I will never forget this moment, because for me, it boils down to perseverance, and the actions that we all take as part of Gender Links to break down doors, make ourselves heard, and win. While I do not have the same personality as Lowe Morna, I have learned a lot about how to approach obstacles, and how to have the strength to persevere.

I am the editor of the French News and Commentary Service of Gender Links. I have been part of the work of the organization since 2000, and in 2008, Gender Links made an offer of full-time employment as a copy editor and translator. I took an unpaid leave from the newspaper I had been working for since 1989, to take advantage of the opportunity. After a year, I realized that I couldn’t decide which of the two opportunities I liked more, so I tried to find a way of combining the two. I managed to get part time contracts at both places, allowing me to keep both passions alive.

It has not always been a smooth journey. There are many competing priorities, and sometimes, bringing my journalistic experience in means I don’t agree with the writing approach of people with an NGO background.
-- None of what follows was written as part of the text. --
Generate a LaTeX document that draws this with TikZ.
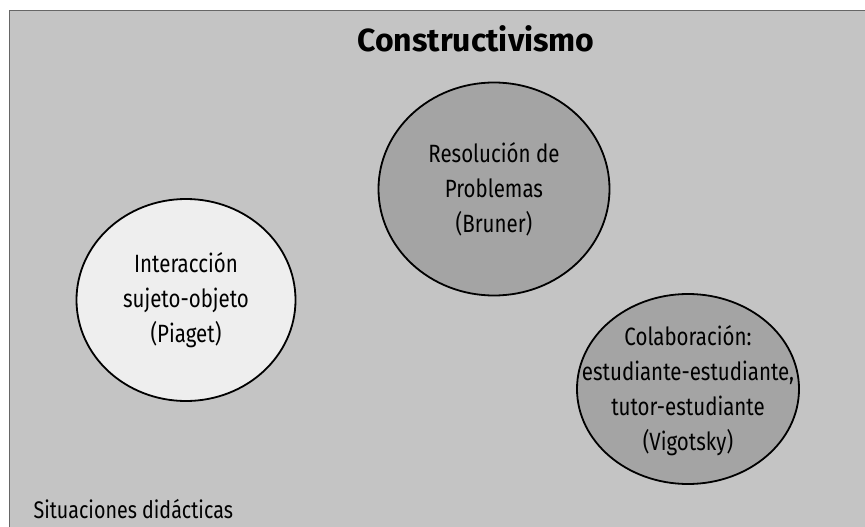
\documentclass[tikz,border=0pt]{standalone}
\usepackage{fontspec}
\setmainfont{Fira Sans}
\newfontfamily\condfont{Fira Sans}[FakeStretch=0.82]
\usetikzlibrary{shapes.geometric}
\definecolor{bgray}{HTML}{C4C4C4}
\definecolor{dgray}{HTML}{A4A4A4}
\definecolor{lgray}{HTML}{EEEEEE}
\tikzset{
  bubble/.style={ellipse, draw=black, line width=1.8pt, inner sep=0pt},
  bubbletext/.style={align=center, inner sep=0pt, font=\condfont\fontsize{25}{35}\selectfont},
}
\begin{document}
\begin{tikzpicture}[x=1pt,y=-1pt]
\useasboundingbox (0,0) rectangle (865,527);
\fill[white] (0,0) rectangle (865,527);
\fill[bgray] (9,10) rectangle (865,527);
\draw[black!60, line width=0.6pt] (9.3,527) -- (9.3,10.3) -- (865,10.3);
\node (title) at (476,39) {\fontsize{32}{36}\selectfont\bfseries Constructivismo};
\node[bubble, fill=dgray, minimum width=231pt, minimum height=213pt] (bruner) at (494,189) {};
\node[bubbletext] (brunertext) at (bruner.center) {Resolución de\\Problemas\\(Bruner)};
\node[bubble, fill=lgray, minimum width=219pt, minimum height=202pt] (piaget) at (186,300) {};
\node[bubbletext] (piagettext) at (piaget.center) {Interacción\\sujeto-objeto\\(Piaget)};
\node[bubble, fill=dgray, minimum width=222pt, minimum height=190pt] (vig) at (688,389) {};
\node[bubbletext] (vigtext) at ([yshift=-2pt]vig.center) {Colaboración:\\estudiante-estudiante,\\tutor-estudiante\\(Vigotsky)};
\node[anchor=west, font=\condfont\fontsize{24}{28}\selectfont] (sit) at (30,509) {Situaciones didácticas};
\end{tikzpicture}
\end{document}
It is a constant process of negotiation and learning, but always with pressures of deadlines! I have come a long way in my understanding of the issues around the SADC Protocol on Gender and Development and its provisions. Plus, I have had a lot of personally development in terms of information technology; I’m still learning.

Gender Links has broadened my horizons in an extraordinary way. I have learned about the realities in other countries in our region, both for women, and for other journalists, for example, during a training of francophone SADC countries, or while attending the CSW. I have gained so much by specializing in women, and it has given be a lens to interpret other social issues. I now have a trained eye, to flush out gender stereotypes that are published by newspapers, and can particularly influence how women are portrayed in my media house.

One of the biggest changes in my is my newly developed ability to speak in public. Before, I would have been paralyzed in front of an audience. It was inexplicable. But after having participated, and then myself conducted trainings, I have become more and more comfortable speaking in front of big groups of people.

I owe a thank you to Loga Virahsawmy, from the bottom of my heart. She has been my mentor and my colleague. I have gained so much confidence by working with her. She has really helped me develop my potential. In Gender Links, I have come to understand gender for the first time in my life. THe organization is filled with resource people; doing the right thing, at the right time. The staff know how to simplify technical issues, and engage people with concepts in a way they will understand.

Through the work of Gender Links, the media in Mauritius are much more sensitive to gender. It is not rare for them to dedicate a full newspaper page to gender issues. There is a more nuanced view of economic issues, and gender is not “ghettoized” as something for women. Articles I publish, for example, are mainstream media discussions on any topic, that include a gendered perspective.

Change is slow, but we can see, for example, through comments from the public on things we publish, that our messages are reaching people, and social awareness is growing. Being in the mainstream has its advantages and disadvantages, but I believe if we are vigilant, our voices will be heard.